3. Tal entendimento está em conformidade com o atual posicionamento do STJ sobre o tema, o qual, em sintonia com o art. 2º da LC 116/2003, tem reconhecido a imunidade tributária do ISSQN na hipótese em que o resultado dos serviços prestados a pessoas estrangeiras ocorre em território estrangeiro."
4 "Por todo o exposto, conclui-se que a atividade de intermediação exercida pelo autor considera-se realizada com a efetiva captação dos clientes em território brasileiro, com a finalidade de aproximação dos mesmos com os bancos do mesmo grupo localizados no exterior, portanto, tal prestação de serviço aperfeiçoa-se por completo no Brasil.
Com efeito, os resultados dos serviços exercidos pelo autor, ocorrem indiscutivelmente no Brasil, por consistirem, em poucas palavras, na aproximação dos clientes captados com os bancos estrangeiros, por conta da intermediação que lhe incumbe.
Assim, no caso dos autos, não configurada a exportação de serviço, há incidência de ISSQN."
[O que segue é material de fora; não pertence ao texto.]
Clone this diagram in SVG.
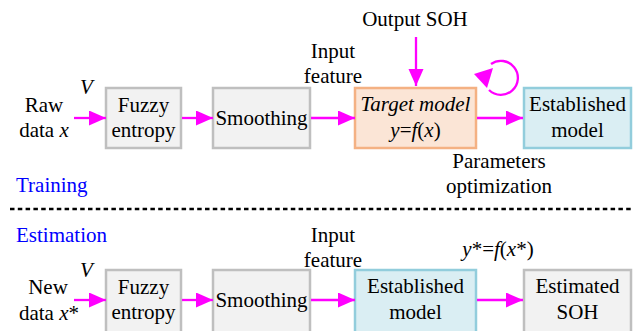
<svg xmlns="http://www.w3.org/2000/svg" width="640" height="331" viewBox="0 0 640 331">
<style>
text{font-family:'Liberation Serif',serif;font-size:21px;fill:#000}
.c{text-anchor:middle}
.i{font-style:italic}
.blue{fill:#0000FF}
.gray{fill:#F2F2F2;stroke:#BFBFBF;stroke-width:2.5}
.orange{fill:#FBE5D6;stroke:#F4B183;stroke-width:2.5}
.cyan{fill:#DAEEF3;stroke:#92CDDC;stroke-width:2.5}
.ar{stroke:#FF00FF;stroke-width:2.3;fill:none;marker-end:url(#ah)}
</style>
<defs>
<marker id="ah" markerUnits="userSpaceOnUse" markerWidth="18" markerHeight="16" refX="17" refY="7.5" orient="auto">
<path d="M0,0 L17,7.5 L0,15 z" fill="#FF00FF"/>
</marker>
</defs>
<rect width="640" height="331" fill="#fff"/>
<g font-family="Liberation Serif, serif" font-size="21">

<!-- Training row -->
<g id="raw">
<text class="c" x="44" y="112">Raw</text>
<text class="c" x="44" y="137">data <tspan class="i">x</tspan></text>
<text class="i" x="80" y="94">V</text>
</g>
<g id="fuzzy1">
<rect class="gray" x="106" y="88" width="75" height="60"/>
<text class="c" x="143.5" y="112">Fuzzy</text>
<text class="c" x="143.5" y="137">entropy</text>
</g>
<g id="smooth1">
<rect class="gray" x="213" y="88" width="97" height="60"/>
<text class="c" x="261.5" y="125">Smoothing</text>
</g>
<g id="input1">
<text class="c" x="333" y="58">Input</text>
<text class="c" x="333" y="83">feature</text>
</g>
<g id="outsoh">
<text class="c" x="415" y="26">Output SOH</text>
</g>
<g id="target">
<rect class="orange" x="355" y="88" width="121" height="60"/>
<text class="c i" x="415.5" y="111">Target model</text>
<text class="c" x="415.5" y="137"><tspan class="i">y</tspan>=<tspan class="i">f</tspan>(<tspan class="i">x</tspan>)</text>
</g>
<g id="est1">
<rect class="cyan" x="524" y="88" width="107" height="60"/>
<text class="c" x="577.5" y="111">Established</text>
<text class="c" x="577.5" y="137">model</text>
</g>
<g id="params">
<text class="c" x="499" y="168">Parameters</text>
<text class="c" x="499" y="193">optimization</text>
</g>
<text class="blue" x="16" y="192">Training</text>

<line x1="10" y1="209" x2="631" y2="209" stroke="#000" stroke-width="2.5" stroke-dasharray="4.5,3.3"/>

<!-- Estimation row -->
<text class="blue" x="16" y="242">Estimation</text>
<g id="new">
<text class="c" x="48" y="294">New</text>
<text class="c" x="49" y="320">data <tspan class="i">x</tspan>*</text>
<text class="i" x="80" y="277">V</text>
</g>
<g id="fuzzy2">
<rect class="gray" x="106" y="270" width="75" height="64"/>
<text class="c" x="143.5" y="294">Fuzzy</text>
<text class="c" x="143.5" y="319">entropy</text>
</g>
<g id="smooth2">
<rect class="gray" x="213" y="270" width="97" height="64"/>
<text class="c" x="261.5" y="307">Smoothing</text>
</g>
<g id="input2">
<text class="c" x="333" y="242">Input</text>
<text class="c" x="333" y="267">feature</text>
</g>
<g id="est2">
<rect class="cyan" x="355" y="270" width="121" height="64"/>
<text class="c" x="415.5" y="293">Established</text>
<text class="c" x="415.5" y="319">model</text>
</g>
<g id="yf">
<text class="c" x="498" y="256"><tspan class="i">y</tspan>*=<tspan class="i">f</tspan>(<tspan class="i">x</tspan>*)</text>
</g>
<g id="estsoh">
<rect class="gray" x="524" y="270" width="107" height="64"/>
<text class="c" x="577.5" y="293">Estimated</text>
<text class="c" x="577.5" y="319">SOH</text>
</g>
</g>

<g id="connectors">
<line class="ar" x1="74" y1="118" x2="106" y2="118"/>
<line class="ar" x1="182" y1="118" x2="213" y2="118"/>
<line class="ar" x1="311" y1="118" x2="355" y2="118"/>
<line class="ar" x1="477" y1="118" x2="523" y2="118"/>
<line class="ar" x1="416" y1="37" x2="416" y2="86"/>
<path d="M491,64 A17,17 0 1 1 489,90" stroke="#FF00FF" stroke-width="2.3" fill="none"/>
<path d="M474,74 L493,68 L487,88 z" fill="#FF00FF"/>
<line class="ar" x1="74" y1="300" x2="106" y2="300"/>
<line class="ar" x1="182" y1="300" x2="213" y2="300"/>
<line class="ar" x1="311" y1="300" x2="355" y2="300"/>
<line class="ar" x1="477" y1="300" x2="523" y2="300"/>
</g>
</svg>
5 No julgamento da Apelação Cível nº 0008952-27.2021.8.16.0190 (Caso Pagseguro), o TJ/PR considerou devida a exigência do ISS em operação de intermediação de pagamentos envolvendo consumidores brasileiros, sob o argumento de que o resultado dos serviços foi verificado no território nacional, visto que o serviço prestado permitiu o envio de valores por consumidores brasileiros ao exterior (apesar da fruição do serviço ter se dado pelo beneficiário dos pagamentos, todos não-residentes): "O resultado do serviço deve ser visualizado de acordo com a relação existente entre os consumidores brasileiros e a apelante (em Maringá), sendo o envio do valor para os fornecedores estrangeiros mera fruição do serviço prestado no território nacional."
(...)
O fato dos desenvolvedores estarem todos localizados no exterior não altera a conclusão obtida, pois, como já dito, apenas fruem do serviço cujo resultado se deu no território nacional."
6 "(...)o objetivo dos serviços prestados foi o fornecimento de dados e informações à cliente domiciliada em território estrangeiro que buscou embasamento para suas tomadas de decisão em relação a investimentos na América Latina, e assim se esgotou, de modo que os efeitos do resultado não guardam relação com o território nacional."
7 "O critério legal, portanto, não é objetivo (o local da conclusão do serviço), mas subjetivo (o local da fruição de seu efeito útil). Nesse sentido, a lei excluiu da incidência do ISS os casos em que o serviço: (i) é prestado e fruído no exterior; e (ii) é prestado no Brasil e fruído no exterior. A diferença aqui é puramente formal, pois o critério definidor, em ambos os casos, é o local da fruição do serviço."